The request
Extract everything from the first line through the line with "6, 8, 10, 12]", both ends included, except for any pictures.

Collected data
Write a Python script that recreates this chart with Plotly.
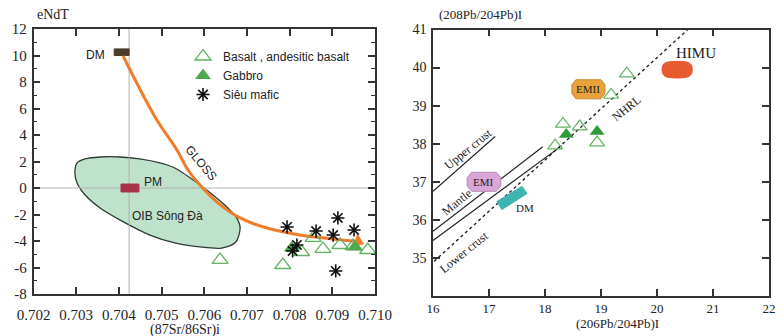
import plotly.graph_objects as go

# ---------------- Left panel data: eNdT vs (87Sr/86Sr)i ----------------
sr_ticks = [0.702, 0.703, 0.704, 0.705, 0.706, 0.707, 0.708, 0.709, 0.710]
nd_ticks = [-8, -6, -4, -2, 0, 2, 4, 6, 8, 10, 12]

basalt_sr = [0.70637, 0.70784, 0.70828, 0.70878, 0.70855, 0.70918, 0.70949, 0.70983]
basalt_nd = [-5.43, -5.81, -4.83, -4.60, -3.77, -4.30, -4.38, -4.68]

gabbro_sr = [0.70805, 0.70953]
gabbro_nd = [-4.53, -4.45]

ultra_sr = [0.70794, 0.70913, 0.70862, 0.70902, 0.70951, 0.70817, 0.70807, 0.70908]
ultra_nd = [-2.94, -2.26, -3.25, -3.55, -3.17, -4.30, -4.75, -6.26]

oib_sr = [0.70302, 0.70321, 0.70356, 0.70403, 0.70449, 0.70496, 0.70531, 0.70590,
          0.70648, 0.70676, 0.70684, 0.70674, 0.70641, 0.70590, 0.70531, 0.70473,
          0.70403, 0.70356, 0.70321, 0.70302, 0.70297, 0.70302]
oib_nd = [1.89, 2.19, 2.34, 2.34, 2.19, 1.89, 1.51, 0.23,
          -1.28, -2.26, -3.02, -4.08, -4.53, -4.45, -4.15, -3.55,
          -2.42, -1.51, -0.53, 0.38, 1.13, 1.89]

gloss_sr = [0.70410, 0.70442, 0.70489, 0.70536, 0.70562, 0.70590, 0.70630,
            0.70684, 0.70747, 0.70824, 0.70901, 0.70960]
gloss_nd = [9.96, 7.92, 5.13, 2.87, 1.36, 0.23, -1.06, -2.26, -3.02, -3.55, -3.85, -4.05]

dm_sr = [0.70389, 0.70424, 0.70424, 0.70389, 0.70389]
dm_nd = [10.0, 10.0, 10.5, 10.5, 10.0]
pm_sr = [0.70405, 0.70447, 0.70447, 0.70405, 0.70405]
pm_nd = [-0.3, -0.3, 0.3, 0.3, -0.3]
bse_sr = 0.70424
bse_nd = 0.0

# ---------------- Right panel data: 208Pb/204Pb vs 206Pb/204Pb ----------------
pb6_ticks = [16, 17, 18, 19, 20, 21, 22]
pb8_ticks = [35, 36, 37, 38, 39, 40, 41]

pb_basalt_6 = [19.46, 19.18, 18.32, 18.62, 18.18, 18.93]
pb_basalt_8 = [39.84, 39.28, 38.52, 38.45, 37.95, 38.03]
pb_gabbro_6 = [18.38, 18.93]
pb_gabbro_8 = [38.24, 38.32]

upper_crust_6 = [16.0, 17.11]
upper_crust_8 = [36.75, 38.19]
mantle_a_6 = [16.0, 17.96]
mantle_a_8 = [35.70, 37.92]
mantle_b_6 = [16.0, 18.30]
mantle_b_8 = [35.46, 37.95]
nhrl_6 = [16.02, 20.55]
nhrl_8 = [34.91, 41.0]

emii_6 = [18.48, 18.48, 18.55, 19.00, 19.07, 19.07, 19.00, 18.55, 18.48]
emii_8 = [39.32, 39.55, 39.68, 39.68, 39.55, 39.32, 39.18, 39.18, 39.32]
emi_6 = [16.61, 16.61, 16.69, 17.13, 17.21, 17.21, 17.13, 16.69, 16.61]
emi_8 = [36.89, 37.11, 37.25, 37.25, 37.11, 36.89, 36.75, 36.75, 36.89]
himu_6 = [20.10, 20.10, 20.16, 20.56, 20.62, 20.62, 20.56, 20.16, 20.10]
himu_8 = [39.85, 40.04, 40.13, 40.13, 40.04, 39.85, 39.76, 39.76, 39.85]
dmpb_6 = [17.14, 17.59, 17.68, 17.23, 17.14]
dmpb_8 = [36.48, 36.88, 36.69, 36.27, 36.48]

# ---------------- styles ----------------
SERIF = "Liberation Serif, Times New Roman, serif"
SANS = "Liberation Sans, Arial, sans-serif"
OPEN_GREEN = "#62b262"
FILL_GREEN = "#4faa4f"
ORANGE = "#f07c2a"
AXIS = "#333333"

fig = go.Figure()

# Left panel
fig.add_trace(go.Scatter(x=oib_sr, y=oib_nd, mode="lines", fill="toself",
                         fillcolor="#bfe2cc", line=dict(color="#2f3a33", width=1.3, shape="spline", smoothing=0.8),
                         showlegend=False, hoverinfo="skip", xaxis="x", yaxis="y"))
fig.add_trace(go.Scatter(x=[bse_sr, bse_sr], y=[nd_ticks[0], nd_ticks[-1]], mode="lines",
                         line=dict(color="#b0b0b0", width=1), showlegend=False, xaxis="x", yaxis="y"))
fig.add_trace(go.Scatter(x=[sr_ticks[0], sr_ticks[-1]], y=[bse_nd, bse_nd], mode="lines",
                         line=dict(color="#b0b0b0", width=1), showlegend=False, xaxis="x", yaxis="y"))
fig.add_trace(go.Scatter(x=dm_sr, y=dm_nd, mode="lines", fill="toself", fillcolor="#4b3b2c",
                         line=dict(color="#4b3b2c", width=1), showlegend=False, xaxis="x", yaxis="y"))
fig.add_trace(go.Scatter(x=pm_sr, y=pm_nd, mode="lines", fill="toself", fillcolor="#a8324a",
                         line=dict(color="#a8324a", width=1), showlegend=False, xaxis="x", yaxis="y"))
fig.add_trace(go.Scatter(x=gloss_sr, y=gloss_nd, mode="lines",
                         line=dict(color=ORANGE, width=3, shape="spline"), showlegend=False, xaxis="x", yaxis="y"))
fig.add_trace(go.Scatter(x=[gloss_sr[-1]], y=[gloss_nd[-1]], mode="markers",
                         marker=dict(symbol="triangle-right", size=13, color=ORANGE, angle=20),
                         showlegend=False, xaxis="x", yaxis="y"))

fig.add_trace(go.Scatter(x=basalt_sr, y=basalt_nd, mode="markers", name="Basalt , andesitic basalt",
                         marker=dict(symbol="triangle-up-open", size=14, color=OPEN_GREEN, line=dict(width=1.3)),
                         xaxis="x", yaxis="y"))
fig.add_trace(go.Scatter(x=gabbro_sr, y=gabbro_nd, mode="markers", name="Gabbro",
                         marker=dict(symbol="triangle-up", size=14, color=FILL_GREEN),
                         xaxis="x", yaxis="y"))
fig.add_trace(go.Scatter(x=ultra_sr, y=ultra_nd, mode="markers", name="Siêu mafic",
                         marker=dict(symbol="asterisk-open", size=11, color="#111111",
                                     line=dict(color="#111111", width=1.6)),
                         xaxis="x", yaxis="y"))

# Right panel
for xs, ys in [(upper_crust_6, upper_crust_8), (mantle_a_6, mantle_a_8), (mantle_b_6, mantle_b_8)]:
    fig.add_trace(go.Scatter(x=xs, y=ys, mode="lines", line=dict(color="#222222", width=1.2),
                             showlegend=False, xaxis="x2", yaxis="y2"))
fig.add_trace(go.Scatter(x=nhrl_6, y=nhrl_8, mode="lines", line=dict(color="#222222", width=1.4, dash="dot"),
                         showlegend=False, xaxis="x2", yaxis="y2"))
fig.add_trace(go.Scatter(x=emii_6, y=emii_8, mode="lines", fill="toself", fillcolor="#e9a23b",
                         line=dict(color="#c98a2a", width=1), showlegend=False, xaxis="x2", yaxis="y2"))
fig.add_trace(go.Scatter(x=emi_6, y=emi_8, mode="lines", fill="toself", fillcolor="#d9a6d8",
                         line=dict(color="#b88ab8", width=1), showlegend=False, xaxis="x2", yaxis="y2"))
fig.add_trace(go.Scatter(x=himu_6, y=himu_8, mode="lines", fill="toself", fillcolor="#e85a30",
                         line=dict(color="#e85a30", width=1, shape="spline"), showlegend=False, xaxis="x2", yaxis="y2"))
fig.add_trace(go.Scatter(x=dmpb_6, y=dmpb_8, mode="lines", fill="toself", fillcolor="#3db6b2",
                         line=dict(color="#3db6b2", width=1), showlegend=False, xaxis="x2", yaxis="y2"))
fig.add_trace(go.Scatter(x=pb_basalt_6, y=pb_basalt_8, mode="markers",
                         marker=dict(symbol="triangle-up-open", size=13, color=OPEN_GREEN, line=dict(width=1.2)),
                         showlegend=False, xaxis="x2", yaxis="y2"))
fig.add_trace(go.Scatter(x=pb_gabbro_6, y=pb_gabbro_8, mode="markers",
                         marker=dict(symbol="triangle-up", size=13, color="#2e9a3a"),
                         showlegend=False, xaxis="x2", yaxis="y2"))

def ann(x, y, text, ref, size, font=SERIF, angle=0, xanchor="center"):
    return dict(x=x, y=y, xref=ref[0], yref=ref[1], text=text, showarrow=False,
                font=dict(family=font, size=size, color="#222222"), textangle=angle, xanchor=xanchor)

L = ("x", "y")
R = ("x2", "y2")
annotations = [
    ann(0.70346, 10.05, "DM", L, 12, SANS),
    ann(0.70480, 0.45, "PM", L, 12, SANS),
    ann(0.70515, -2.1, "OIB Sông Đà", L, 12, SANS),
    ann(0.70592, 1.85, "GLOSS", L, 12, SANS, angle=50),
    ann(18.775, 39.43, "EMII", R, 11),
    ann(16.91, 37.0, "EMI", R, 11),
    ann(20.70, 40.38, "HIMU", R, 15),
    ann(17.64, 36.30, "DM", R, 11),
    ann(16.63, 37.85, "Upper crust", R, 12, angle=-39),
    ann(16.43, 36.46, "Mantle", R, 12, angle=-39),
    ann(16.56, 35.15, "Lower crust", R, 12, angle=-39),
    ann(19.46, 38.94, "NHRL", R, 12, angle=-39),
    dict(x=35 / 784, y=(336 - 15) / 336, xref="paper", yref="paper", text="eNdT", showarrow=False,
         xanchor="left", yanchor="middle", font=dict(family=SERIF, size=14, color="#222222")),
    dict(x=185 / 784, y=(336 - 330) / 336, xref="paper", yref="paper", text="(87Sr/86Sr)i", showarrow=False,
         xanchor="center", yanchor="middle", font=dict(family=SERIF, size=14, color="#222222")),
    dict(x=437 / 784, y=(336 - 15) / 336, xref="paper", yref="paper", text="(208Pb/204Pb)I", showarrow=False,
         xanchor="left", yanchor="middle", font=dict(family=SERIF, size=13, color="#222222")),
    dict(x=617 / 784, y=(336 - 323) / 336, xref="paper", yref="paper", text="(206Pb/204Pb)I", showarrow=False,
         xanchor="center", yanchor="middle", font=dict(family=SERIF, size=13, color="#222222")),
]

def axis_style(**kw):
    d = dict(showline=True, linecolor=AXIS, linewidth=1.6, mirror="allticks", ticks="inside",
             ticklen=7, tickwidth=1.6, tickcolor=AXIS, showgrid=False, zeroline=False, automargin=False,
             tickfont=dict(family=SERIF, size=15, color="#222222"))
    d.update(kw)
    return d

fig.update_layout(
    width=784, height=336, margin=dict(l=0, r=0, t=0, b=0),
    paper_bgcolor="white", plot_bgcolor="white",
    xaxis=axis_style(domain=[33.5 / 784, 375 / 784], range=[sr_ticks[0], sr_ticks[-1]],
                     tickvals=sr_ticks, ticktext=[f"{v:.3f}" for v in sr_ticks], anchor="y",
                     ticklabelstandoff=6),
    yaxis=axis_style(domain=[(336 - 294) / 336, (336 - 29) / 336], range=[nd_ticks[0], nd_ticks[-1]],
                     tickvals=nd_ticks, ticktext=[str(v) for v in nd_ticks], anchor="x",
                     ticklabelstandoff=2,
                     minor=dict(dtick=1, ticks="inside", ticklen=4, tickcolor=AXIS, tickwidth=1.4)),
    xaxis2=axis_style(domain=[433 / 784, 769 / 784], range=[pb6_ticks[0], pb6_ticks[-1]],
                      tickvals=pb6_ticks, anchor="y2", ticklabelstandoff=0,
                      tickfont=dict(family=SERIF, size=13, color="#222222")),
    yaxis2=axis_style(domain=[(336 - 296) / 336, (336 - 29.5) / 336], range=[34, 41],
                      tickvals=pb8_ticks, anchor="x2", ticklabelstandoff=2,
                      tickfont=dict(family=SERIF, size=14, color="#222222")),
    legend=dict(x=183 / 784, y=(336 - 42) / 336, xanchor="left", yanchor="top",
                bgcolor="rgba(0,0,0,0)", font=dict(family=SANS, size=12, color="#222222"),
                tracegroupgap=0, itemwidth=30),
    annotations=annotations,
)

fig.write_html("out.html")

Expected answer
Write a Python script that recreates this chart with Plotly.
import plotly.graph_objects as go

# ---------------- Left panel data: eNdT vs (87Sr/86Sr)i ----------------
sr_ticks = [0.702, 0.703, 0.704, 0.705, 0.706, 0.707, 0.708, 0.709, 0.710]
nd_ticks = [-8, -6, -4, -2, 0, 2, 4, 6, 8, 10, 12]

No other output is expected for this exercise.